## Given request
Please print exactly the lines below, from the start of the material up to and including the line with "const yTitle = 'NUMBER OF PARTS \u2013 %';", but none of the pictures.

## Recorded information
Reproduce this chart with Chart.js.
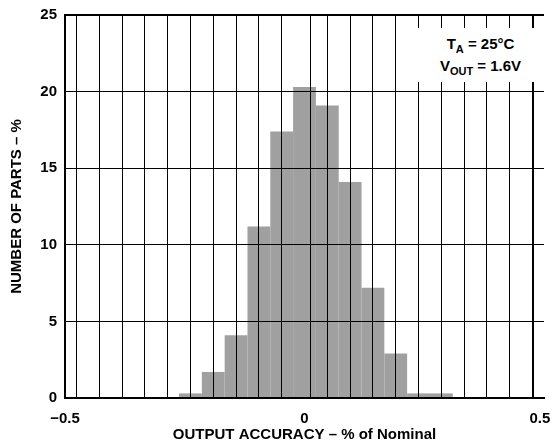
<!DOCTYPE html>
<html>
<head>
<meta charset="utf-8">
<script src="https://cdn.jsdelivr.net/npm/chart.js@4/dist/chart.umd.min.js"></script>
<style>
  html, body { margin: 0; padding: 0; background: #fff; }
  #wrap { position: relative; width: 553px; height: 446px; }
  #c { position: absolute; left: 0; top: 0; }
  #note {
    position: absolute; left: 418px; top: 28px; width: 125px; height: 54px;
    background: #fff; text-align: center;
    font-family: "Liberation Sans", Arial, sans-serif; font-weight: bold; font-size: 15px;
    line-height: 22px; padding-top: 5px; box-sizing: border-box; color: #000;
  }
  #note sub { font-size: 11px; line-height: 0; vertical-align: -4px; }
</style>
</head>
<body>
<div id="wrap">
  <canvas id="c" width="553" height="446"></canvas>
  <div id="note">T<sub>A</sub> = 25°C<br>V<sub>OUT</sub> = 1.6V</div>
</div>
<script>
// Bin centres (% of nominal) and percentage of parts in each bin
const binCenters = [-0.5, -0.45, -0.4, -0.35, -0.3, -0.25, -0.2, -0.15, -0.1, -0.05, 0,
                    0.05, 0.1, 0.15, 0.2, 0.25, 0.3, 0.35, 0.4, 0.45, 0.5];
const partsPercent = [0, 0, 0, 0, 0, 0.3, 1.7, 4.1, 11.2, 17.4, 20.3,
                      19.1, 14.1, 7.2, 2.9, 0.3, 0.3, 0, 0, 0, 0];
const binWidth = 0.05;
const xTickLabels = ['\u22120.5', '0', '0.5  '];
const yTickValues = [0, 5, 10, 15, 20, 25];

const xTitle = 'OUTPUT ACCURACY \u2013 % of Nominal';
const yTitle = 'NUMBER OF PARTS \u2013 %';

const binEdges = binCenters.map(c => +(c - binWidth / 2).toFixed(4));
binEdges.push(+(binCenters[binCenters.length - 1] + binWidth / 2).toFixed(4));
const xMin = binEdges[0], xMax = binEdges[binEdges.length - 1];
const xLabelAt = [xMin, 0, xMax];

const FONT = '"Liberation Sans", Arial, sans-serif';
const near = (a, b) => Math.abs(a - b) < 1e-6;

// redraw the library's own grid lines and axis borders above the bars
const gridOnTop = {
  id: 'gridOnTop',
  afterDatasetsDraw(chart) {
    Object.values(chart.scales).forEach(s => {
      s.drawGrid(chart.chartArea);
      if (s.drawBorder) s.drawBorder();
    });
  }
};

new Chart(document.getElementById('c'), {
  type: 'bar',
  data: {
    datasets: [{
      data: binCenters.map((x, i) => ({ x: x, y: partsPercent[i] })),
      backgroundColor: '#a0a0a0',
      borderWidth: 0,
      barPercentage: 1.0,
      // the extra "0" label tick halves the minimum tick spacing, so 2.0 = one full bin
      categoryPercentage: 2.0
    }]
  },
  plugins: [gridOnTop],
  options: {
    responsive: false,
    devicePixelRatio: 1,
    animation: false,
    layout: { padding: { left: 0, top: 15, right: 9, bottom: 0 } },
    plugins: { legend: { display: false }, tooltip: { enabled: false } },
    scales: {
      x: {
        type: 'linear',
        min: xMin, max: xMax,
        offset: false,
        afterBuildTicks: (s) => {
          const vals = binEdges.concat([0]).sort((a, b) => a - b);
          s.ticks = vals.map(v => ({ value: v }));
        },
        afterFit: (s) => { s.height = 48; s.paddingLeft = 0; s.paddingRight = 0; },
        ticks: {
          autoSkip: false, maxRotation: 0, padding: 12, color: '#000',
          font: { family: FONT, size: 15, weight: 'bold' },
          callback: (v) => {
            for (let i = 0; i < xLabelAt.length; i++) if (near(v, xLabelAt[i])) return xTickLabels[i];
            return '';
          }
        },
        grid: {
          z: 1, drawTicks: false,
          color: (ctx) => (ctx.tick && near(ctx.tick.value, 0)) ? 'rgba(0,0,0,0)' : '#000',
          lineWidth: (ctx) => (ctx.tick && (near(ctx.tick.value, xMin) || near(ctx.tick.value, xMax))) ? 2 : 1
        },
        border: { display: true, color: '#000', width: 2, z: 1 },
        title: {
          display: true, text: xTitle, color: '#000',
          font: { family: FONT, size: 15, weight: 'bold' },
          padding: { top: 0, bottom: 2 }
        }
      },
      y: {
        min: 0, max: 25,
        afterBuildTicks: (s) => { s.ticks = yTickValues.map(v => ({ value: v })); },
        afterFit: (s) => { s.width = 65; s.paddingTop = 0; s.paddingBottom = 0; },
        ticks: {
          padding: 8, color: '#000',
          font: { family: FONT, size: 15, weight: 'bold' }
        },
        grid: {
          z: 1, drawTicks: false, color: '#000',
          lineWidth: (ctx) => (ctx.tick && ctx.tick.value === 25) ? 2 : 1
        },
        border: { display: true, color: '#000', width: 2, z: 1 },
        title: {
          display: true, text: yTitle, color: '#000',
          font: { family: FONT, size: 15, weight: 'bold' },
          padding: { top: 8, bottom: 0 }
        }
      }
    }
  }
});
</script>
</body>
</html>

## Final result
Reproduce this chart with Chart.js.
<!DOCTYPE html>
<html>
<head>
<meta charset="utf-8">
<script src="https://cdn.jsdelivr.net/npm/chart.js@4/dist/chart.umd.min.js"></script>
<style>
  html, body { margin: 0; padding: 0; background: #fff; }
  #wrap { position: relative; width: 553px; height: 446px; }
  #c { position: absolute; left: 0; top: 0; }
  #note {
    position: absolute; left: 418px; top: 28px; width: 125px; height: 54px;
    background: #fff; text-align: center;
    font-family: "Liberation Sans", Arial, sans-serif; font-weight: bold; font-size: 15px;
    line-height: 22px; padding-top: 5px; box-sizing: border-box; color: #000;
  }
  #note sub { font-size: 11px; line-height: 0; vertical-align: -4px; }
</style>
</head>
<body>
<div id="wrap">
  <canvas id="c" width="553" height="446"></canvas>
  <div id="note">T<sub>A</sub> = 25°C<br>V<sub>OUT</sub> = 1.6V</div>
</div>
<script>
// Bin centres (% of nominal) and percentage of parts in each bin
const binCenters = [-0.5, -0.45, -0.4, -0.35, -0.3, -0.25, -0.2, -0.15, -0.1, -0.05, 0,
                    0.05, 0.1, 0.15, 0.2, 0.25, 0.3, 0.35, 0.4, 0.45, 0.5];
const partsPercent = [0, 0, 0, 0, 0, 0.3, 1.7, 4.1, 11.2, 17.4, 20.3,
                      19.1, 14.1, 7.2, 2.9, 0.3, 0.3, 0, 0, 0, 0];
const binWidth = 0.05;
const xTickLabels = ['\u22120.5', '0', '0.5  '];
const yTickValues = [0, 5, 10, 15, 20, 25];

const xTitle = 'OUTPUT ACCURACY \u2013 % of Nominal';
const yTitle = 'NUMBER OF PARTS \u2013 %';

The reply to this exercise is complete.